At the same time, many people use the term potting mix to describe potting soil. And indeed, some manufacturers use the terms soil and mix in their sales descriptions.
For example, Expert Gardener markets an “expanding soil concentrated potting mix.” Dr. Earth markets a premium, organic, all-purpose “potting soil” that is an all-purpose indoor and outdoor container “potting mix.”
Sungro’s Black Gold All-Purpose Potting Mix is described on Amazon as an all-purpose potting soil. But the description also states that it is a “slow-release complete fertilizer” that is made with sphagnum peat moss with worm castings, forest humus, and pumice.” No mention of soil at all!
This company’s Natural & Organic Potting Mix Plus Fertilizer is also described on Amazon as an “all organic potting soil.” This, though, is a “rich, loamy mix,” which implies that it contains loam (fertile soil). It also contains perlite and pumice.
Espoma’s organic potting mix is intended for all potted plants. Ingredients include alfalfa meal, earthworm castings, feather meal, kelp meal, and Myco-tone, which results in an “all-natural potting soil.”
It’s enough to confuse anyone.
What is the difference between potting mix and soil?
If you consider the examples of potting mixes and potting soils we have mentioned, you will see that there are different types of potting soil and different potting mix blends. But, let’s get back to the question, Is there a difference between potting soil and potting mix?
In a broad, ambiguous way, you could be forgiven for saying that potting soil and soilless potting mix are different. It stands to reason that they would be because a soilless potting mix doesn’t contain soil.
But some potting mixes clearly do contain soil.
Additionally, there are many different soils and potting mixes that are produced specifically for certain types of plants.
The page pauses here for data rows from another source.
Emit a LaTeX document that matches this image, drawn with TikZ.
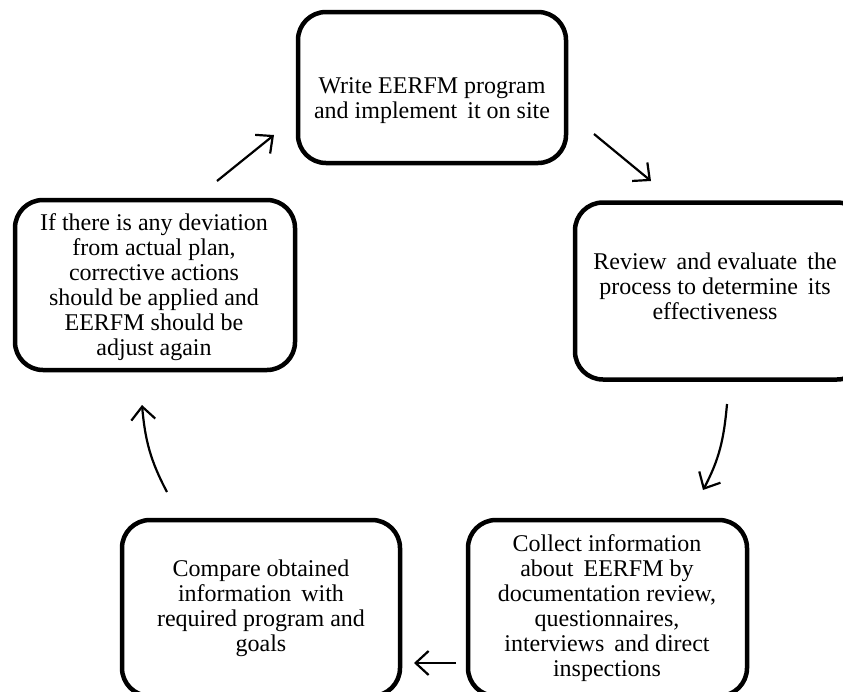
\documentclass[tikz,border=0pt]{standalone}
\usepackage{fontspec}
\setmainfont{Liberation Serif}
\usetikzlibrary{arrows.meta}
\begin{document}
\begin{tikzpicture}[x=1pt,y=-1pt,
  box/.style={draw, line width=4.5pt, rounded corners=28pt, inner sep=0pt},
  txt/.style={align=center, font=\fontsize{24}{25}\selectfont, inner sep=0pt},
  flow/.style={line width=2.2pt,
    -{Straight Barb[length=13pt,width=24pt,line width=2.2pt]}}]
\useasboundingbox (0,0) rectangle (843,691);
\clip (0,0) rectangle (843,691);
% boxes
\node[box, minimum width=268pt, minimum height=151pt] (A) at (432,87.5) {};
\node[box, minimum width=290pt, minimum height=177pt] (B) at (720,291) {};
\node[box, minimum width=279pt, minimum height=176pt] (C) at (607.5,608) {};
\node[box, minimum width=278pt, minimum height=176pt] (D) at (261,608) {};
\node[box, minimum width=280pt, minimum height=170pt] (E) at (155,285) {};
% texts
\node[txt] (At) at (432,101) {Write EERFM program\\and implement\, it on site};
\node[txt] (Bt) at (715,286) {Review\, and evaluate\, the\\process to determine\, its\\effectiveness};
\node[txt] (Ct) at (607,608) {Collect information\\about\, EERFM by\\documentation review,\\questionnaires,\\interviews\, and direct\\inspections};
\node[txt] (Dt) at (261,608) {Compare obtained\\information\, with\\required program and\\goals};
\node[txt] (Et) at (154,287) {If there is any deviation\\from actual plan,\\corrective actions\\should be applied and\\EERFM should be\\adjust again};
% connector ends
\coordinate (ea1) at (217,181);
\coordinate (ea2) at (274,135);
\coordinate (ab1) at (594,134);
\coordinate (ab2) at (651,181);
\coordinate (bc1) at (727,404);
\coordinate (bc2) at (703,490);
\coordinate (cd1) at (456,663);
\coordinate (cd2) at (414,663);
\coordinate (de1) at (167,492);
\coordinate (de2) at (142,405);
\draw[flow] (ea1) -- (ea2);
\draw[flow] (ab1) -- (ab2);
\draw[flow] (bc1) to[out=-95,in=62] (bc2);
\draw[flow] (cd1) -- (cd2);
\draw[flow] (de1) to[out=118,in=-85] (de2);
\end{tikzpicture}
\end{document}
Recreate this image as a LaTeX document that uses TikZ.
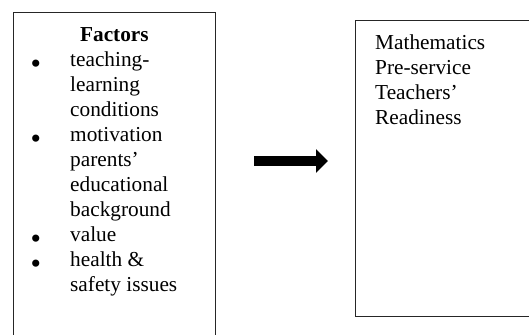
\documentclass[tikz,border=0pt]{standalone}
\usepackage{fontspec}
\setmainfont{Liberation Serif}
\usetikzlibrary{arrows.meta}
\tikzset{
  panel/.style={draw=black!85, line width=1pt, fill=white, anchor=north west, inner sep=0pt},
  txt/.style={anchor=base west, inner sep=0pt, font=\fontsize{21.3}{25}\selectfont},
  bigarrow/.style={draw=black, line width=10pt, -{Triangle[length=12pt, width=23pt]}}
}
\newcommand{\blt}{\smash{\raisebox{-0.31em}{\scalebox{1.4}{\textbullet}}}}

\begin{document}
\begin{tikzpicture}[x=1pt, y=-1pt]
  \useasboundingbox (0,0) rectangle (529,334);
  \clip (0,0) rectangle (529,334);
  % boxes
  \node[panel, minimum width=202.5pt, minimum height=335pt] (factorbox) at (12.5,12.5) {};
  \node[panel, minimum width=185pt, minimum height=296pt] (readybox) at (355,20) {};
  % left box text
  \node[txt, anchor=base, font=\fontsize{21.3}{25}\selectfont\bfseries] (factors) at (114.4,41.7) {Factors};
  \node[txt] (items) at (30.5,66.7) {%
    \begin{tabular}[t]{@{}p{39.5pt}@{}l@{}}
      \blt & teaching-\\
           & learning\\
           & conditions\\
      \blt & motivation\\
           & parents’\\
           & educational\\
           & background\\
      \blt & value\\
      \blt & health \&\\
           & safety issues
    \end{tabular}};
  % right box text
  \node[txt] (readiness) at (375,50) {%
    \begin{tabular}[t]{@{}l@{}}
      Mathematics\\
      Pre-service\\
      Teachers’\\
      Readiness
    \end{tabular}};
  % arrow
  \coordinate (arrowtail) at (254,161);
  \coordinate (arrowtip) at (328,161);
  \draw[bigarrow] (arrowtail) -- (arrowtip);
\end{tikzpicture}
\end{document}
You will find:
- cactus and succulent soil mix
- cactus, palm, and citrus mix
- houseplant potting mix
- African violet potting mix
- professional aloe plant soil
- orchid potting mix
- raised bed soil
… and more.
You will also find a seed starting mix that is even lighter and better aerated than any other type of soil mix. Jiffy brand’s seed starting mix is made with Canadian peat moss.
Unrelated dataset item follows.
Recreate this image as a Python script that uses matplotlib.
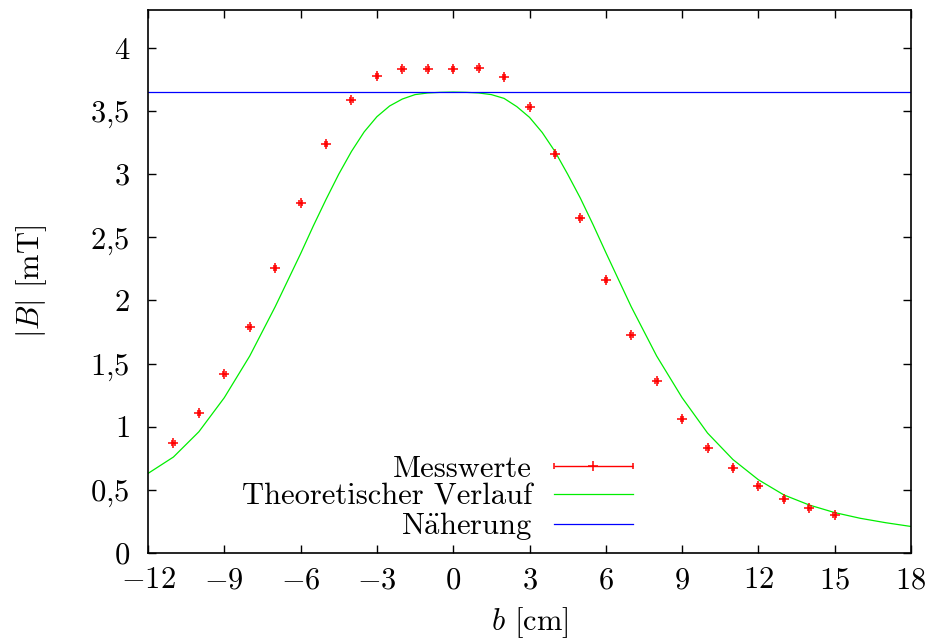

Espoma has a seed starter for all potted plants made with 80-90% Canadian sphagnum peat moss, perlite, yucca extract, and limestone added to adjust the pH of the mix.
If you can’t find exactly what you want and need to retain water in potting soil, you can use perlite, vermiculite, or even sand. Perlite and vermiculite are not the same, but they both have a neutral pH.
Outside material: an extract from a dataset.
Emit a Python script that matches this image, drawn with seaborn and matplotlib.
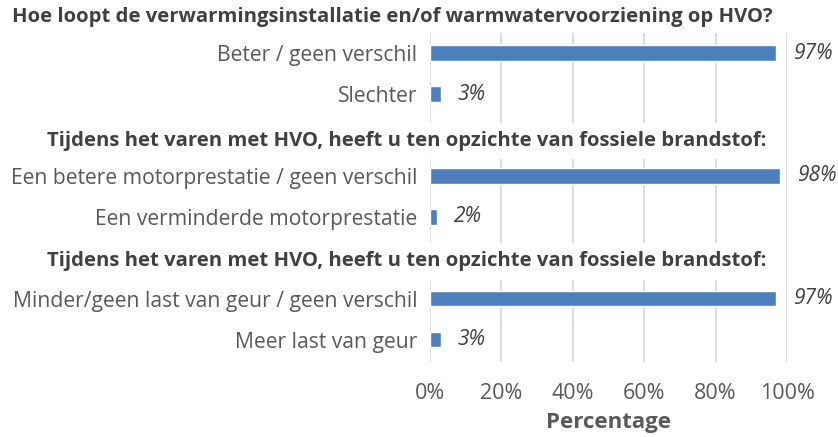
import numpy as np
import pandas as pd
import matplotlib
matplotlib.use("Agg")
import matplotlib.pyplot as plt
import seaborn as sns

headings = [
    "Hoe loopt de verwarmingsinstallatie en/of warmwatervoorziening op HVO?",
    "Tijdens het varen met HVO, heeft u ten opzichte van fossiele brandstof:",
    "Tijdens het varen met HVO, heeft u ten opzichte van fossiele brandstof:",
]
categories = [
    "Beter / geen verschil",
    "Slechter",
    "__h2",
    "Een betere motorprestatie / geen verschil",
    "Een verminderde motorprestatie",
    "__h3",
    "Minder/geen last van geur / geen verschil",
    "Meer last van geur",
]
values = [97, 3, np.nan, 98, 2, np.nan, 97, 3]
xticks = [0, 20, 40, 60, 80, 100]

sns.set_theme(style="white")
plt.rcParams["font.family"] = ["Open Sans", "DejaVu Sans"]

df = pd.DataFrame({"cat": categories, "val": values})

fig = plt.figure(figsize=(8.38, 4.37), dpi=100)
ax = fig.add_axes([430/838, 1-362/437, (787-430)/838, (362-33)/437])

sns.barplot(data=df, x="val", y="cat", order=categories, color="#4e7fbd",
            saturation=1, width=0.37, ax=ax)

ax.set_xlim(0, 100)
ax.set_ylim(7.54, -0.49)
ax.set_xticks(xticks)
ax.set_xticklabels([f"{t}%" for t in xticks], color="#595959", fontsize=15.5)
ax.tick_params(axis="x", length=0, pad=15)
ax.tick_params(axis="y", length=0, pad=9)
ax.xaxis.grid(True, color="#d9d9d9", linewidth=1.3)
ax.set_axisbelow(True)
for s in ax.spines.values():
    s.set_visible(False)

labels = ["" if c.startswith("__") else c for c in categories]
ax.set_yticks(range(len(categories)))
ax.set_yticklabels(labels, color="#595959", fontsize=15.2)
ax.set_ylabel("")
ax.set_xlabel("Percentage", fontsize=16, fontweight="bold", color="#595959", labelpad=6)

for i, v in enumerate(values):
    if not np.isnan(v):
        ax.annotate(f"{v:.0f}%", (v, i), xytext=(12, 0), textcoords="offset points",
                    va="center", ha="left", fontsize=15, style="italic", color="#404040")

# headings
fig.text(12/838, 1-17/437, headings[0], fontsize=14.6, fontweight="bold",
         color="#404040", ha="left", va="center")
for i, yi in [(1, 2.15), (2, 5.08)]:
    ax.text((407-430)/357, yi, headings[i], transform=ax.get_yaxis_transform(),
            fontsize=14.6, fontweight="bold", color="#404040", ha="center", va="center",
            bbox=dict(facecolor="white", edgecolor="none", pad=6), zorder=5)

fig.savefig("out.png", dpi=100)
Ultimately, it makes more sense to compare garden soil with potting mix rather than so-called potting soil.
Can I mix potting soil and potting mix?
There’s no real reason you shouldn’t mix potting soil and potting mix since they are often much the same. One time might be when you want a soilless growing medium.
When you embark on a discussion that involves the differences between potting mix and potting soil, you’ll be faced with a multitude of ifs and buts. It’s much the same as trying to compare apples with apples, which is virtually impossible.
A common difference between potting soil, potting mix, and starting mix is that potting soil is often the only medium that contains soil. But it gets complicated because this is not always the case.